Sarah Palin's views on Iran, though, also actually diverged somewhat from the Bush administration's, Senator McCain's, and even the rest of the world: she suggested that Iran mustn't even be allowed nuclear energy. A misstatement in her zeal to bolster her anti-Iran credentials, or her actual view? So could this potentially be the conversation on day one in the White House:

"Umm, excuse me Madam President, I mean Vice-President, Iran is a member of the IAEA and a signatory to the NPT, as are we. That guarantees their right to nuclear energy."

"Well, gosh darn it, let me get right back to you on that, then!"

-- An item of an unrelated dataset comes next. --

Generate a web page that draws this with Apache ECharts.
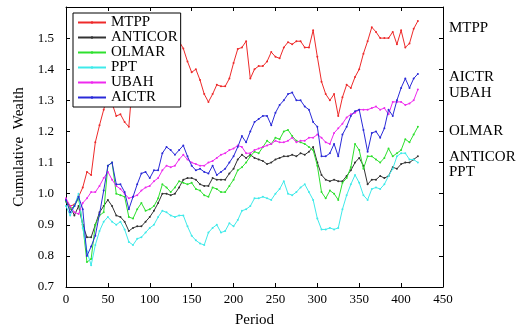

But in all seriousness, if it is her view (and her running mate supports that view) then we are in serious trouble, for the Bushehr nuclear power plant in southern Iran that is nearing completion (by Russian engineers) is toast, courtesy of either the U.S. Air Force or Israel's. And the Iranians who matter, not just Ahmadinejad, and perhaps more ominously the Russians, are not going to like that. What Sarah Palin needs to understand, which I'm afraid she doesn't (as opposed to McCain, who probably does but pretends he doesn't) is that Ahmadinejad is not Iran's dictator, has no ability to start a big war or even launch a minor attack on another country (the Supreme Leader of Iran controls not only the "security apparatus" of Iran but also its foreign policy), and is up for re-election on June 12th, 2009, less than six months after the new U.S. president takes office. (Yes, Governor, Iran has elections.) Even the most pessimistic of experts and observers would agree that Iran is incapable, assuming it wanted to, of developing a nuclear weapon before that time. And if Ahmadinejad is re-elected president, perhaps a word or two with the Ayatollahs in charge might reassure the next American president that the "unstable" president of Iran will never have his finger on the button, a button that if they build, he probably will not even know about. Right, I forgot: as Senator McCain put it to Senator Obama, it is naïve to talk to the Iranians. Can you pronounce naïve, Ms. Palin?